To keep reference counting unsynchronized, it is desirable to allow
only one thread to do all the increments and decrements of the
reference count. For this, it is nice if all the pads in one
subheap's objects are obtained from the same subheap, so that the
subheap's thread alone is responsible for maintaining reference
counts. To do this, each time a pad is written in the subheap, the
pad has to be obtained from the subheap e.g. by pointing to a
shared pad in the subheap and increasing its reference count by 1.
If a remote thread is writing a pad to this subheap, it can well
write a pad with reference count 1 as an unshared pad at the outset
(to avoid synchronizing with reference counts elsewhere).
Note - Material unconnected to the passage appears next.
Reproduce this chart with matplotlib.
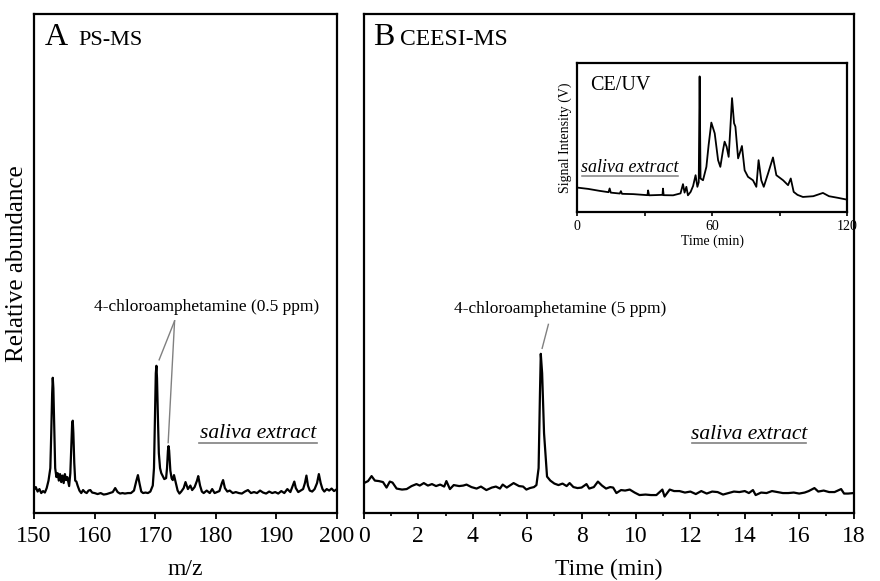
import matplotlib
matplotlib.use("Agg")
import matplotlib.pyplot as plt
from matplotlib.ticker import MultipleLocator

plt.rcParams['font.family'] = ['Liberation Serif', 'DejaVu Serif']

# panel A: PS-MS spectrum (m/z, relative abundance)
ps_mz = [150.0, 150.3, 150.6, 150.9, 151.2, 151.5, 151.8, 152.1, 152.4, 152.7,
         152.85, 153.0, 153.1, 153.2, 153.35, 153.5, 153.7, 153.9, 154.1, 154.3,
         154.5, 154.7, 154.9, 155.1, 155.3, 155.5, 155.8, 156.0, 156.15, 156.3,
         156.4, 156.5, 156.65, 156.8, 157.0, 157.2, 157.5, 157.8, 158.1, 158.4,
         158.7, 159.0, 159.3, 159.6, 160.0, 160.5, 161.0, 161.5, 162.0, 162.5,
         163.0, 163.4, 163.8, 164.2, 164.6, 165.0, 165.5, 166.0, 166.5, 166.9,
         167.15, 167.4, 167.7, 168.0, 168.4, 168.8, 169.2, 169.6, 169.8, 169.95,
         170.1, 170.2, 170.3, 170.45, 170.6, 170.8, 171.0, 171.2, 171.5, 171.8,
         171.95, 172.1, 172.2, 172.3, 172.5, 172.7, 172.9, 173.1, 173.4, 173.7,
         174.0, 174.3, 174.7, 175.0, 175.4, 175.8, 176.1, 176.5, 176.9, 177.1,
         177.4, 177.7, 178.0, 178.5, 179.0, 179.4, 179.8, 180.2, 180.6, 181.0,
         181.2, 181.5, 181.9, 182.3, 182.8, 183.3, 183.8, 184.3, 184.8, 185.3,
         185.8, 186.3, 186.8, 187.3, 187.8, 188.3, 188.8, 189.3, 189.8, 190.3,
         190.8, 191.3, 191.8, 192.3, 192.7, 192.95, 193.2, 193.6, 194.0, 194.4,
         194.7, 194.95, 195.2, 195.5, 195.9, 196.3, 196.7, 197.0, 197.3, 197.6,
         197.9, 198.3, 198.7, 199.1, 199.5, 200.0]
ps_int = [4.6, 5.2, 4.3, 4.8, 4.0, 4.4, 4.1, 5.0, 6.5, 9.0,
          16.0, 24.0, 27.1, 25.0, 17.0, 9.0, 7.2, 8.0, 6.5, 7.8,
          6.2, 7.5, 6.0, 7.8, 6.6, 7.2, 5.4, 8.0, 13.0, 18.0,
          18.5, 16.0, 10.0, 6.5, 6.3, 5.5, 4.5, 4.0, 4.6, 4.2,
          4.0, 4.5, 4.6, 4.1, 4.0, 3.8, 4.0, 3.7, 3.8, 4.0,
          4.2, 5.0, 4.2, 3.9, 4.0, 3.9, 4.0, 4.0, 4.5, 6.5,
          7.6, 6.0, 4.3, 4.0, 4.1, 4.0, 4.3, 5.5, 9.0, 18.0,
          28.0, 29.5, 27.0, 19.0, 12.0, 9.0, 8.0, 7.5, 6.8, 7.0,
          9.0, 12.5, 13.4, 12.5, 8.5, 7.0, 6.6, 7.6, 6.0, 4.5,
          3.9, 4.3, 5.0, 6.2, 4.8, 5.5, 4.6, 5.2, 6.5, 7.4,
          5.5, 4.3, 4.0, 4.5, 4.0, 4.8, 4.0, 4.2, 4.4, 6.0,
          6.6, 5.0, 4.3, 4.5, 4.0, 4.2, 4.0, 3.9, 4.3, 4.6,
          4.0, 4.2, 4.0, 4.5, 4.1, 3.9, 4.3, 4.0, 4.2, 3.9,
          4.4, 4.0, 4.8, 4.2, 5.5, 6.3, 5.0, 4.2, 4.5, 4.8,
          6.0, 7.5, 5.5, 4.5, 4.3, 4.8, 6.0, 7.8, 6.0, 4.8,
          4.3, 4.8, 4.5, 4.9, 4.4, 4.8]

# panel B: CEESI-MS trace (time in min, relative abundance)
ce_t = [0.0, 0.15, 0.28, 0.4, 0.55, 0.7, 0.83, 0.95, 1.05, 1.2,
        1.4, 1.57, 1.75, 1.93, 2.05, 2.2, 2.35, 2.5, 2.65, 2.8,
        2.95, 3.03, 3.16, 3.3, 3.5, 3.65, 3.77, 3.95, 4.14, 4.3,
        4.5, 4.7, 4.85, 5.0, 5.1, 5.25, 5.5, 5.7, 5.85, 5.97,
        6.1, 6.25, 6.34, 6.42, 6.47, 6.5, 6.55, 6.62, 6.73, 6.85,
        7.0, 7.15, 7.3, 7.45, 7.56, 7.7, 7.85, 8.0, 8.18, 8.28,
        8.45, 8.6, 8.75, 8.9, 9.05, 9.16, 9.28, 9.45, 9.6, 9.77,
        9.95, 10.13, 10.35, 10.55, 10.75, 10.97, 11.05, 11.24, 11.4, 11.6,
        11.8, 12.0, 12.2, 12.4, 12.6, 12.8, 13.0, 13.2, 13.4, 13.6,
        13.8, 14.0, 14.15, 14.3, 14.4, 14.6, 14.8, 15.0, 15.2, 15.4,
        15.6, 15.8, 16.0, 16.2, 16.35, 16.56, 16.7, 16.9, 17.1, 17.3,
        17.54, 17.65, 17.8, 18.0]
ce_int = [6.0, 6.4, 7.4, 6.5, 6.4, 6.2, 5.1, 6.3, 6.1, 4.9,
          4.7, 4.8, 5.4, 5.8, 5.5, 6.0, 5.5, 5.8, 5.4, 5.7,
          5.3, 6.4, 4.8, 5.6, 5.4, 5.5, 5.7, 5.2, 4.9, 5.3,
          4.6, 5.1, 5.3, 4.9, 5.7, 5.1, 6.0, 5.4, 5.3, 4.7,
          5.0, 5.2, 5.6, 9.0, 24.0, 31.9, 28.0, 16.0, 7.3, 6.5,
          5.9, 5.6, 5.9, 5.4, 6.0, 5.2, 5.0, 5.1, 5.8, 4.9,
          5.2, 6.3, 5.5, 4.9, 5.2, 5.1, 4.0, 4.6, 4.5, 4.7,
          4.1, 3.6, 3.7, 3.6, 3.6, 4.7, 3.3, 4.7, 4.4, 4.4,
          4.1, 4.3, 3.8, 4.4, 3.9, 4.3, 4.2, 3.7, 4.0, 4.3,
          4.2, 4.4, 4.0, 4.6, 3.6, 4.1, 4.0, 4.4, 4.2, 4.0,
          4.0, 4.1, 3.9, 4.1, 4.4, 5.0, 4.3, 4.5, 4.2, 4.2,
          4.8, 3.9, 3.9, 4.0]

# inset: CE/UV electropherogram (time in min, signal)
uv_t = [0, 5, 10, 14, 14.5, 15, 19, 19.5, 20, 25,
        31.3, 31.6, 32, 38, 38.2, 38.5, 42.7, 46, 47.1, 47.8,
        48.6, 49.3, 50.5, 51.6, 52.7, 53.5, 54.1, 54.5, 54.9, 56.0,
        57.5, 58.5, 59.7, 61.2, 62.7, 63.7, 64.9, 65.6, 66.5, 67.4,
        68.1, 68.9, 69.8, 70.4, 71.6, 72.3, 73.3, 74.5, 76, 78.2,
        79.7, 80.7, 81.9, 83, 84.9, 87.1, 88.6, 91.6, 93.8, 95,
        96.3, 98, 100.4, 105, 109.3, 112, 116, 120]
uv_sig = [16.4, 15.5, 14.2, 13.3, 15.8, 13.0, 12.4, 14.0, 12.2, 12.0,
          11.3, 14.5, 11.2, 11.5, 15.7, 11.3, 11.2, 12.5, 18.7, 13.0,
          16.9, 11.2, 13.5, 17.5, 24.7, 16.9, 20.0, 91.0, 22.5, 21.3,
          30.3, 45.0, 60.0, 52.8, 34.8, 30.3, 41.6, 47.2, 43.8, 37.0,
          55.0, 76.4, 59.6, 57.3, 36.0, 39.3, 44.3, 28.0, 23.6, 21.3,
          16.9, 34.8, 21.3, 16.9, 25.8, 36.6, 24.7, 21.3, 18.0, 22.5,
          13.5, 11.5, 10.1, 10.6, 12.8, 10.6, 9.5, 8.3]

fig = plt.figure(figsize=(8.8, 5.81), dpi=100)
axA = fig.add_axes([0.0386, 0.117, 0.3444, 0.859])
axB = fig.add_axes([0.4136, 0.117, 0.5564, 0.859])
axI = fig.add_axes([0.6557, 0.6351, 0.3068, 0.2565])

grey = '#808080'

for ax in (axA, axB, axI):
    for s in ax.spines.values():
        s.set_linewidth(1.6)
    ax.set_yticks([])

# --- panel A ---
axA.plot(ps_mz, ps_int, color='black', lw=1.6)
axA.set_xlim(150, 200)
axA.set_ylim(0, 100)
axA.xaxis.set_major_locator(MultipleLocator(10))
axA.tick_params(axis='x', direction='out', length=4, width=1.3, pad=5, labelsize=17)
axA.set_xlabel('m/z', fontsize=17, labelpad=9)
axA.set_ylabel('Relative abundance', fontsize=18)
axA.yaxis.set_label_coords(-0.02, 0.5)
axA.text(0.036, 0.938, 'A', transform=axA.transAxes, fontsize=23, va='baseline')
axA.text(0.145, 0.938, 'PS-MS', transform=axA.transAxes, fontsize=16, va='baseline')
axA.text(178.5, 40.5, '4-chloroamphetamine (0.5 ppm)', fontsize=12.5,
         ha='center', va='baseline')
axA.plot([173.2, 170.65], [38.5, 30.7], color=grey, lw=1)
axA.plot([173.2, 172.14], [38.5, 14.1], color=grey, lw=1)
axA.text(0.739, 0.150, 'saliva extract', transform=axA.transAxes, fontsize=15.5,
         style='italic', ha='center', va='baseline')
axA.plot([0.545, 0.934], [0.140, 0.140], transform=axA.transAxes, color=grey, lw=1.2)

# --- panel B ---
axB.plot(ce_t, ce_int, color='black', lw=1.6)
axB.set_xlim(0, 18)
axB.set_ylim(0, 100)
axB.xaxis.set_major_locator(MultipleLocator(2))
axB.xaxis.set_minor_locator(MultipleLocator(1))
axB.tick_params(axis='x', which='major', direction='out', length=4, width=1.3, pad=5, labelsize=17)
axB.tick_params(axis='x', which='minor', direction='out', length=2, width=1.2)
axB.set_xlabel('Time (min)', fontsize=17, labelpad=9)
axB.text(0.018, 0.938, 'B', transform=axB.transAxes, fontsize=23, va='baseline')
axB.text(0.074, 0.938, 'CEESI-MS', transform=axB.transAxes, fontsize=17, va='baseline')
axB.text(7.2, 40.0, '4-chloroamphetamine (5 ppm)', fontsize=12.5,
         ha='center', va='baseline')
axB.plot([6.78, 6.55], [37.8, 33.0], color=grey, lw=1)
axB.text(0.786, 0.148, 'saliva extract', transform=axB.transAxes, fontsize=15.5,
         style='italic', ha='center', va='baseline')
axB.plot([0.669, 0.903], [0.140, 0.140], transform=axB.transAxes, color=grey, lw=1.2)

# --- inset ---
axI.plot(uv_t, uv_sig, color='black', lw=1.3)
axI.set_xlim(0, 120)
axI.set_ylim(0, 100)
axI.xaxis.set_major_locator(MultipleLocator(60))
axI.xaxis.set_minor_locator(MultipleLocator(30))
axI.tick_params(axis='x', which='major', direction='out', length=3, width=1.2, pad=3, labelsize=10)
axI.tick_params(axis='x', which='minor', direction='out', length=3, width=1.2)
axI.set_xlabel('Time (min)', fontsize=10, labelpad=1)
axI.set_ylabel('Signal Intensity (V)', fontsize=10)
axI.yaxis.set_label_coords(-0.02, 0.5)
axI.text(0.048, 0.82, 'CE/UV', transform=axI.transAxes, fontsize=14.5, va='baseline')
axI.text(0.196, 0.27, 'saliva extract', transform=axI.transAxes, fontsize=13,
         style='italic', ha='center', va='baseline')
axI.plot([0.017, 0.375], [0.242, 0.242], transform=axI.transAxes, color=grey, lw=1.1)

fig.savefig('out.png', dpi=100, facecolor='white')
[0333] Now to provide one subheap's pads to another thread to write
in the subheap requires the pad pools to be organized for
multi-threaded allocation. For instance, the free pads from one
subheap can form one free list per thread, with any given thread
having a pointer in the free list as the place from which it will
next pick up a pad. The pads behind the pointer are allocated pads,
while the pads in front of it are free and yet to be consumed by
the thread. The subheap thread endeavours to collect dead pads
behind a thread to recycle them in front of the thread. It
endeavours to keep each thread supplied with long lists of pads in
front of each. This design can work with great efficiency,
(allocation is simply advancing one's pointer in the list and
marking a pad as allocated; de-allocation is simply marking a pad
as de-allocated while leaving it untouched on the list for the
subheap thread to pick up later), however, it does suffer from a
pre-partitioning of a pool's pads into K lists, for total K
threads. By contrast, the unshared pads discussed before are
simpler and have all free pads organized in one pool.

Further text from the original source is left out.